— START OF Provided records —

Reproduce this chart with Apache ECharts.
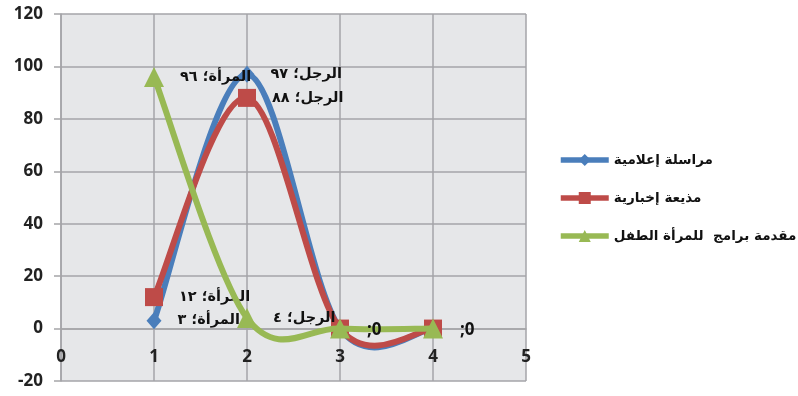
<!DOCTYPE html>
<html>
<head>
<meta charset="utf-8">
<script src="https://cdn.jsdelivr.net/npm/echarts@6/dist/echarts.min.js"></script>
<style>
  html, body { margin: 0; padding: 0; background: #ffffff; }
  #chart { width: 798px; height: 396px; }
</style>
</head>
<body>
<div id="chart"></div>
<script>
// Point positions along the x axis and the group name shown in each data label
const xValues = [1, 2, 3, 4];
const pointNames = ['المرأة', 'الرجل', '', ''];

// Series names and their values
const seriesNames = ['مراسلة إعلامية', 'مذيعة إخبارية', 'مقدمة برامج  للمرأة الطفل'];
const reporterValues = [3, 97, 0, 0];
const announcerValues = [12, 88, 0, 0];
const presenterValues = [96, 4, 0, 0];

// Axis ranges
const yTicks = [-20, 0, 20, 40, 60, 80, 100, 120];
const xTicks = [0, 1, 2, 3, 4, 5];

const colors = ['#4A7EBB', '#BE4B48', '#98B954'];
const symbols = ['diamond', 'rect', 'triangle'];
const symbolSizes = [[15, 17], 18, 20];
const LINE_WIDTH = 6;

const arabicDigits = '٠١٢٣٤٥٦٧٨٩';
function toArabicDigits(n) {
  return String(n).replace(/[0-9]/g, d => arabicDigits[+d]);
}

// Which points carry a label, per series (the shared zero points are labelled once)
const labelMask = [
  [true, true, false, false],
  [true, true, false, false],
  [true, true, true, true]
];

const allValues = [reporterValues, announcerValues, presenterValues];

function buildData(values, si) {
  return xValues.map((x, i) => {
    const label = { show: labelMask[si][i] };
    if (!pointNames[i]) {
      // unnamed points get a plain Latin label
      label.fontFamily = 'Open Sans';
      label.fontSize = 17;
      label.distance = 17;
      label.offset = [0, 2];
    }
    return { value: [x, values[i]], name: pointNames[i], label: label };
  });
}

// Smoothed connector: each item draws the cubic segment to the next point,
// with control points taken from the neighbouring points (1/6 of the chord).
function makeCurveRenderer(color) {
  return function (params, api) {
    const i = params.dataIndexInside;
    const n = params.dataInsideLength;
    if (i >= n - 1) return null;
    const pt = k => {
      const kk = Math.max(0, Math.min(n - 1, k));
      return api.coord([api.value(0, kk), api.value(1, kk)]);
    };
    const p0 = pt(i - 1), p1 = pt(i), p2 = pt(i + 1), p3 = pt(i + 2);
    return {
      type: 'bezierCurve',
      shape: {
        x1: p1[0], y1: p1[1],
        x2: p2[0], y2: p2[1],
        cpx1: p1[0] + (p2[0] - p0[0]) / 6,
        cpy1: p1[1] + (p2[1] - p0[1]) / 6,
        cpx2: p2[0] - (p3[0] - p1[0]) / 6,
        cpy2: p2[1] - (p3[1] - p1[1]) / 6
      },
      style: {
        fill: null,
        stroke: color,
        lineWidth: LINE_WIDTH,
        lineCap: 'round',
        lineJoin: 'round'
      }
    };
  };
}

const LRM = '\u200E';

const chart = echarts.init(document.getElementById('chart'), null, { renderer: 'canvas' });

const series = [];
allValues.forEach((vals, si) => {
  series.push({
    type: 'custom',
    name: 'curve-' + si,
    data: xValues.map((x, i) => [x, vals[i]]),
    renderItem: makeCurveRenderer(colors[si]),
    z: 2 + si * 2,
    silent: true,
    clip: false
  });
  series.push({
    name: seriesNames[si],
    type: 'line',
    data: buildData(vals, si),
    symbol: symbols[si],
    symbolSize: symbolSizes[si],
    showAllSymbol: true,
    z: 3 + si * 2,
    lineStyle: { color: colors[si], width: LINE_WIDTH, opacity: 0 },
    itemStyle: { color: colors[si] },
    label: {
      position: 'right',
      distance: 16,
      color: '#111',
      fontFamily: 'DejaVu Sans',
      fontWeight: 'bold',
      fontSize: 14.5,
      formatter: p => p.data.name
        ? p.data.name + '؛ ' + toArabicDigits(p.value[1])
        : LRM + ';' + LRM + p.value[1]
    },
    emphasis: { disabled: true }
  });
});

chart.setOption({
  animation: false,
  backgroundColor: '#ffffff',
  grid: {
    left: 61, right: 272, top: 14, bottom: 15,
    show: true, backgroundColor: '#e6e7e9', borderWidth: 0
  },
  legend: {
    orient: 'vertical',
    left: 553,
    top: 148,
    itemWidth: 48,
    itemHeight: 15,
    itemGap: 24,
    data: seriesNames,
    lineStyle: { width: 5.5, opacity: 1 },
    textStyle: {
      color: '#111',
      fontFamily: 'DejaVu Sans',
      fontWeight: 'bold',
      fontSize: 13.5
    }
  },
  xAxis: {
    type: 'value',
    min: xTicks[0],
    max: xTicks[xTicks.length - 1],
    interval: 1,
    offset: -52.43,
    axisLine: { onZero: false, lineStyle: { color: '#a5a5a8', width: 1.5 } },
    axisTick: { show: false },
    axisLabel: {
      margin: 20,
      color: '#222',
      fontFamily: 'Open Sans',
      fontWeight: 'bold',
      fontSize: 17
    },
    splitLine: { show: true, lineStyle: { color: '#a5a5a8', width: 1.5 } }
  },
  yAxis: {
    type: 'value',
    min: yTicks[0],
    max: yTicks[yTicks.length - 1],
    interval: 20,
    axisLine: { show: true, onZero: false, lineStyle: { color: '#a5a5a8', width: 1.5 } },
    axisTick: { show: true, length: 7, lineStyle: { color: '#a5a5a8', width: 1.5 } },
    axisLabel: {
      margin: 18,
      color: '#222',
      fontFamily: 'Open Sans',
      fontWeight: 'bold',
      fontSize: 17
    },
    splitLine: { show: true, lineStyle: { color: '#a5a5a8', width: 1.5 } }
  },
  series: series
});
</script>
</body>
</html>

— END OF Provided records —
— START OF Provided records —

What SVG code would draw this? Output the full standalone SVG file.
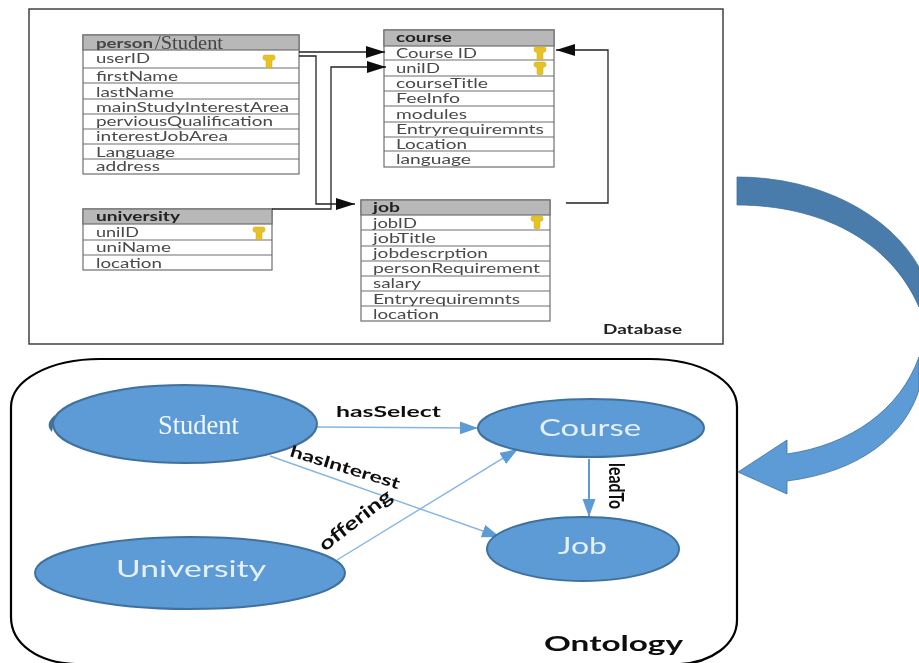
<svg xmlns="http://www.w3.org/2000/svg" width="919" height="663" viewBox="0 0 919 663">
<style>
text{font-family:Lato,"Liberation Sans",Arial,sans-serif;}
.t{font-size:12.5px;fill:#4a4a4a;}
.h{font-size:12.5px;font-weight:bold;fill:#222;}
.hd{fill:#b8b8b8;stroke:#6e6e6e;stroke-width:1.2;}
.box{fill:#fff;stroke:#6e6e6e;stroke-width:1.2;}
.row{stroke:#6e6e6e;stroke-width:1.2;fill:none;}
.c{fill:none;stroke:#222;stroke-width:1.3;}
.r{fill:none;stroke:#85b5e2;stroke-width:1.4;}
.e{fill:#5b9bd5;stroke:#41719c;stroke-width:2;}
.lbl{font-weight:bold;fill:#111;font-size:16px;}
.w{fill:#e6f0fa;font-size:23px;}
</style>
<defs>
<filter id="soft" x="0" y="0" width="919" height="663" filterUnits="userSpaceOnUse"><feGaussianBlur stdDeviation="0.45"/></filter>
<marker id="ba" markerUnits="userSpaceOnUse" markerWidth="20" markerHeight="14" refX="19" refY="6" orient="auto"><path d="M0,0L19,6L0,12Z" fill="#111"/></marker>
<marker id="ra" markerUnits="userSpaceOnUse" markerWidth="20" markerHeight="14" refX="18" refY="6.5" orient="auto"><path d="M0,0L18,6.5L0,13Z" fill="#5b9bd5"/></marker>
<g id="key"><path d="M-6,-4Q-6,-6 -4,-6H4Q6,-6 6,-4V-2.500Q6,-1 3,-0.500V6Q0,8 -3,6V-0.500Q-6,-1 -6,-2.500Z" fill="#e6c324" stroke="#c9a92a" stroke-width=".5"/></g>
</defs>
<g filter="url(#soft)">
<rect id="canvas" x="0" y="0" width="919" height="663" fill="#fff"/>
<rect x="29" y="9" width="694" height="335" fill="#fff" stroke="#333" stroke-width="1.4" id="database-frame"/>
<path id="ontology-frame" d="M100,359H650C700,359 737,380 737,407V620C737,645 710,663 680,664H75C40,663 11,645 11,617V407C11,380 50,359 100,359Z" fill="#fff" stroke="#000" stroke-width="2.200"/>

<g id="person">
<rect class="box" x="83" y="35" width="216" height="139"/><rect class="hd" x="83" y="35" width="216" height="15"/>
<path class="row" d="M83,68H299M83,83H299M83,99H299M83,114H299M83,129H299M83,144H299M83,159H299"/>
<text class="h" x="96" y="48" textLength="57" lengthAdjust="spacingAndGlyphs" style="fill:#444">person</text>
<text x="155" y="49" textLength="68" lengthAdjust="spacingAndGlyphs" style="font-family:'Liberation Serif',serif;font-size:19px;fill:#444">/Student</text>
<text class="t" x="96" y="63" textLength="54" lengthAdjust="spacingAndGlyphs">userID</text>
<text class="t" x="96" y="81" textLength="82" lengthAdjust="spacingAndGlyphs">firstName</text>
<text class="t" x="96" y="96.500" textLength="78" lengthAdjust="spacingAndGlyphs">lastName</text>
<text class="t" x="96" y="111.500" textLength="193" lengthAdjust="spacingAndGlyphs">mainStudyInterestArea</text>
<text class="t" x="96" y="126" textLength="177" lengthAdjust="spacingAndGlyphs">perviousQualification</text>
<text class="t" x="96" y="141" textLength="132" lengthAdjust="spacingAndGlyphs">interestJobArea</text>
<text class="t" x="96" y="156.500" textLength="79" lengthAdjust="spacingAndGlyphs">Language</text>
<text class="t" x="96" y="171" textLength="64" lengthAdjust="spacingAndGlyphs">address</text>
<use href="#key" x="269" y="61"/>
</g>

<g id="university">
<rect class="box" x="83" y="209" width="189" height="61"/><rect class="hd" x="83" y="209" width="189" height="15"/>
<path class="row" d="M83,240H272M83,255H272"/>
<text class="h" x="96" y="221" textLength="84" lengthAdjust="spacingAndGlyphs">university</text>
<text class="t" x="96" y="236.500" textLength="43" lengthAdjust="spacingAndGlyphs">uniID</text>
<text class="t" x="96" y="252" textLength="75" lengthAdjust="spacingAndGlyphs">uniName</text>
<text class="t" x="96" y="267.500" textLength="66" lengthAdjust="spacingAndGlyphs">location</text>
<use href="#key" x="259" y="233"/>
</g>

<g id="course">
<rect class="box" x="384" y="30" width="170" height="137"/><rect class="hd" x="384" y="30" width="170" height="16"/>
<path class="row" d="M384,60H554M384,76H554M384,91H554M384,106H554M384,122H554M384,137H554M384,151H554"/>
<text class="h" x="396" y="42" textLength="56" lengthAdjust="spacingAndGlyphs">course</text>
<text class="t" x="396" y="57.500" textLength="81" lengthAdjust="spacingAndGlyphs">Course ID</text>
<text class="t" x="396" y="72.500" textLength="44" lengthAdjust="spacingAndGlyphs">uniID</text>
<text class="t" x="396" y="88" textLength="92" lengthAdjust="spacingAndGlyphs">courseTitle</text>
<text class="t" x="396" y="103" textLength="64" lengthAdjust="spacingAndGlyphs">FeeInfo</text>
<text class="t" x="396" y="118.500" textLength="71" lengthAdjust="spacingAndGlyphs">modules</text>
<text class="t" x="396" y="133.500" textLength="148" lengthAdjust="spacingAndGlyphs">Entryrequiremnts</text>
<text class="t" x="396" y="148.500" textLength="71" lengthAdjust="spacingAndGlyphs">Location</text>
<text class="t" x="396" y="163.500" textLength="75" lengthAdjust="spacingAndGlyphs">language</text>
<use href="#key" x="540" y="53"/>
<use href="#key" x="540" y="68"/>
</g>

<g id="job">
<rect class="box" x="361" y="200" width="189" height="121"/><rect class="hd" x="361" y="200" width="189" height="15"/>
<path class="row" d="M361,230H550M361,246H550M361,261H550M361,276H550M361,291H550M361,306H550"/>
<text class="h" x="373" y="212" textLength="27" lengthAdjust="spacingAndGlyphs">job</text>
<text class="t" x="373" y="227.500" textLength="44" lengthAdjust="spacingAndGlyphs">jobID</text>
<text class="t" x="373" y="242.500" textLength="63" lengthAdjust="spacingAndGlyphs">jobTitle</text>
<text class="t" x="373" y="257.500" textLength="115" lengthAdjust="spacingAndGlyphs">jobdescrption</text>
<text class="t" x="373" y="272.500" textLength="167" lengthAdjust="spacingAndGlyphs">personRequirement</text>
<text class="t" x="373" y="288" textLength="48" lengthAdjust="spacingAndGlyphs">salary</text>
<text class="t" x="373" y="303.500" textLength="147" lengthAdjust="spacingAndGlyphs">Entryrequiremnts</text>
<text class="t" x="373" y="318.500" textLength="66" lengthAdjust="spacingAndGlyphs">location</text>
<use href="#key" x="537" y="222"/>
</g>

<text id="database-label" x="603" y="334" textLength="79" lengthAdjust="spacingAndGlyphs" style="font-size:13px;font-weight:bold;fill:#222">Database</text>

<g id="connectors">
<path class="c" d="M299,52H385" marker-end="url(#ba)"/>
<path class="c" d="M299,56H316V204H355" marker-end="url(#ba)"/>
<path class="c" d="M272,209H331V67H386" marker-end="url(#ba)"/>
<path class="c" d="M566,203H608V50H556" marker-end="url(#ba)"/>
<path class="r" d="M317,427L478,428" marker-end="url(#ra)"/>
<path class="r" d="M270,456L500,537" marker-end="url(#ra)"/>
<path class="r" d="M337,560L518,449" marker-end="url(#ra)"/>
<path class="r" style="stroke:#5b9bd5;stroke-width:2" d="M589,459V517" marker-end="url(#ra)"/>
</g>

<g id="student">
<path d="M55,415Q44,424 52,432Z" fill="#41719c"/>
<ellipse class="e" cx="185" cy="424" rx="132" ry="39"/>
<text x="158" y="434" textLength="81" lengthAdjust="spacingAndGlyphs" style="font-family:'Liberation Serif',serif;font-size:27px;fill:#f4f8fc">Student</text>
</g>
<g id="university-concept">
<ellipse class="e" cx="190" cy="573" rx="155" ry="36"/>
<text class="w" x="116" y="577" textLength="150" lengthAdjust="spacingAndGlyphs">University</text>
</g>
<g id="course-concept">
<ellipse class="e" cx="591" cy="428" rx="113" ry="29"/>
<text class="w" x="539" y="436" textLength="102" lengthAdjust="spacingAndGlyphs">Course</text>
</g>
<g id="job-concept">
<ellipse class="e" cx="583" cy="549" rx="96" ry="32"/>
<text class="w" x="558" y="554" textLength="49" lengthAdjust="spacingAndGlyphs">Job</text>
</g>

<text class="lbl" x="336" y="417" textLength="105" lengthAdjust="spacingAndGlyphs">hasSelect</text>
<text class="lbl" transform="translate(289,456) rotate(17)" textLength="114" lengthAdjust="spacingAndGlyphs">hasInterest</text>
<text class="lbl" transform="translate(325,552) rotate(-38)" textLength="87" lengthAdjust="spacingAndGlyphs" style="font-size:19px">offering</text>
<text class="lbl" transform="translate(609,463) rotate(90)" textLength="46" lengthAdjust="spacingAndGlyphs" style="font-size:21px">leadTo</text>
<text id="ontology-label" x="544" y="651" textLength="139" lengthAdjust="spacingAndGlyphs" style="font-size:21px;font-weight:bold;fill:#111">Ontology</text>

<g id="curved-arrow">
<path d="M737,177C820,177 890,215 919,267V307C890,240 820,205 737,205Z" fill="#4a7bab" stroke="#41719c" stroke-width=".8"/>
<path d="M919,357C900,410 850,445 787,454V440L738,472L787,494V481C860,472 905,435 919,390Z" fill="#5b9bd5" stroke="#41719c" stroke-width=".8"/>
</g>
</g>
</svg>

— END OF Provided records —

▶ _Given exercise_:
Copy only the lines above from the one containing "Reproduce this chart with Apache ECharts." through the one containing "const xTicks = [0, 1, 2, 3, 4, 5];", both included. Leave out the pictures.

▶ _Output of the exercise_:
Reproduce this chart with Apache ECharts.
<!DOCTYPE html>
<html>
<head>
<meta charset="utf-8">
<script src="https://cdn.jsdelivr.net/npm/echarts@6/dist/echarts.min.js"></script>
<style>
  html, body { margin: 0; padding: 0; background: #ffffff; }
  #chart { width: 798px; height: 396px; }
</style>
</head>
<body>
<div id="chart"></div>
<script>
// Point positions along the x axis and the group name shown in each data label
const xValues = [1, 2, 3, 4];
const pointNames = ['المرأة', 'الرجل', '', ''];

// Series names and their values
const seriesNames = ['مراسلة إعلامية', 'مذيعة إخبارية', 'مقدمة برامج  للمرأة الطفل'];
const reporterValues = [3, 97, 0, 0];
const announcerValues = [12, 88, 0, 0];
const presenterValues = [96, 4, 0, 0];

// Axis ranges
const yTicks = [-20, 0, 20, 40, 60, 80, 100, 120];
const xTicks = [0, 1, 2, 3, 4, 5];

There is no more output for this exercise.